Guffy Bergman is a poet, translator, and Books Editor at The Literary Review. His writing has appeared in Gravel, the museum of americana, Green Mountains Review, and [PANK]. He can be contacted at firstname.lastname@example.org.
Kristina Marie Darling: Tell me about your manuscript in progress. What would you like readers to know before they delve into the work itself?
Hayden Bergman: The manuscript turns around a few things — manual labor, the rolling plains of west-central Texas, and masculinity. More specifically, it revolves around how those things act as teachers, as well as the ways they interact with one another. I would also say that the manuscript is concerned with the culture of orality — the region (again, west-central Texas) isn’t one particularly steeped in poetry, but storytelling figures large in social life there. So the manuscript is in that way concerned with the speaker’s and character’s informal education in speaking — this education happens in barbershops, convenience stores, church, New Year’s Eve parties, and, of course, at work.
KMD: When reading your poetry, I find your fictional personae compelling. In a literary landscape filled with autobiographical writing, what can poets learn – and steal – from fiction writers?
HB: The fiction writers I know will probably scoff at my answer to this question, but I’ll answer nonetheless. It seems to me that poets can learn character development and dialogue from fiction writers. I mean to say that many times the characters in a poem seem to be more like monuments, or otherwise that they’ve been placed there simply as means for the poet to make a point about himself. I suppose fiction risks this as well, but I can say that I’ve noticed this in much poetry. With respect to dialogue, it just seems to me that it can add layers to a poem, and make it more tuned into one’s breath. All that is to say that poets can learn how to cram more people into poems.
KMD: On a separate note, I envy your skillset when it comes to revision. What advice do you have for writers who struggle to transform first drafts?
HB: I would say that there must be a knowledge of what the poem’s ‘argument’ is, to borrow a term from rhetoric — this takes much work and contemplation, and may not come after the first draft, or even the third or thirtieth. With enough work, though, it will come. Obviously, this will likely change or become more clear through rewriting, or after reflective writing on the poem itself.
I would also say that most writers will produce a first draft in which there is something that’s working splendidly — writers should take the time to determine what exactly that something is doing, and then work to let that part of the poem teach the rest of the poem what to say. Allowing the poem to teach itself is something I’ve learned through working and writing with poets that are much more perceptive and wise than I am.

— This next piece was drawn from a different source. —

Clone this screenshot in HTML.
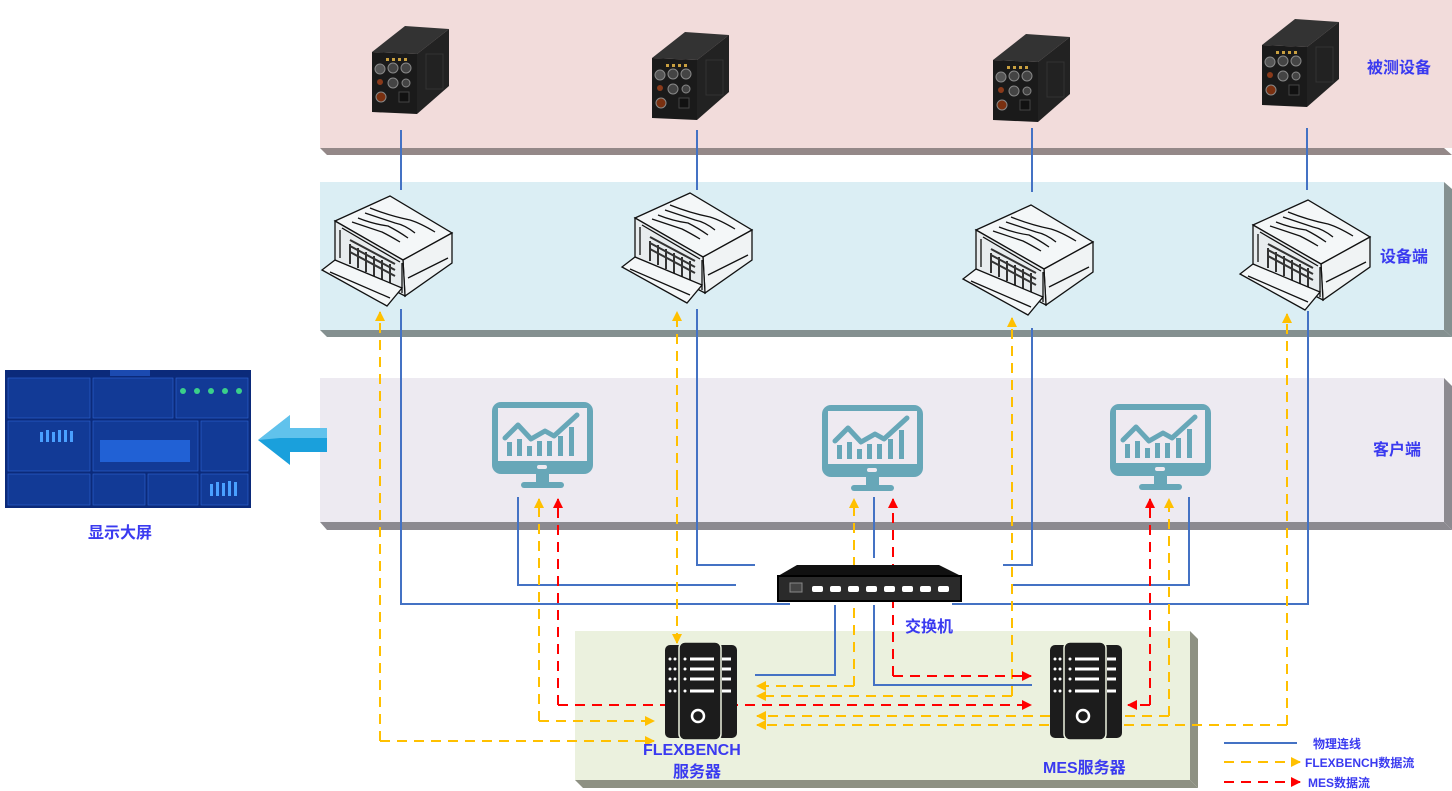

KMD: I’m a longtime admirer of your work with the books section at The Literary Review. What has writing and curating literary criticism opened up within your creative practice as a poet?
HB: Thank you for saying that. I’m afraid your admiration is misplaced, since it’s really a joint effort between myself, our editor, our contributors, and a host of other folks at The Literary Review. That said, my time working in the books section has improved my perceptiveness as a reader, and it’s also exposed me to so many different ways of interpreting a work of literature. I guess I mean to say that, as my skills as a reader have improved, so has my writing. I suspect this is partly due to the fact that my ability to perceive lines of inquiry has increased.
I’ve also found that I frequently read books that I would probably never pick up on my own — for that I’m very thankful.
KMD: In addition to your achievements as a poet and editor, you are also a translator. What translation projects do you have in the works?
HB: I’ve been translating Follamantes by Carlos Salem for the past four years — I hope to have that finished very soon. The book is comprised of several sections, one of which is love poems in 140 characters (this was before Twitter increased its maximum character count). It’s been a delightful struggle to attempt to preserve both Salem’s humor and his intensity when translating from Spanish to English, all while keeping the character count the same, which was central to his project.
KMD: What’s next? What can readers look forward to?
HB: Well, there are several poems from my manuscript that are forthcoming in various journals. I would also say that they can look forward to seeing more stories, poems, and criticism from The Literary Review. We were a 2020 finalist for a Firecracker Award, and we’re all excited about what the future holds.
Thank you, Kristina, for taking the time to speak with me. Be well.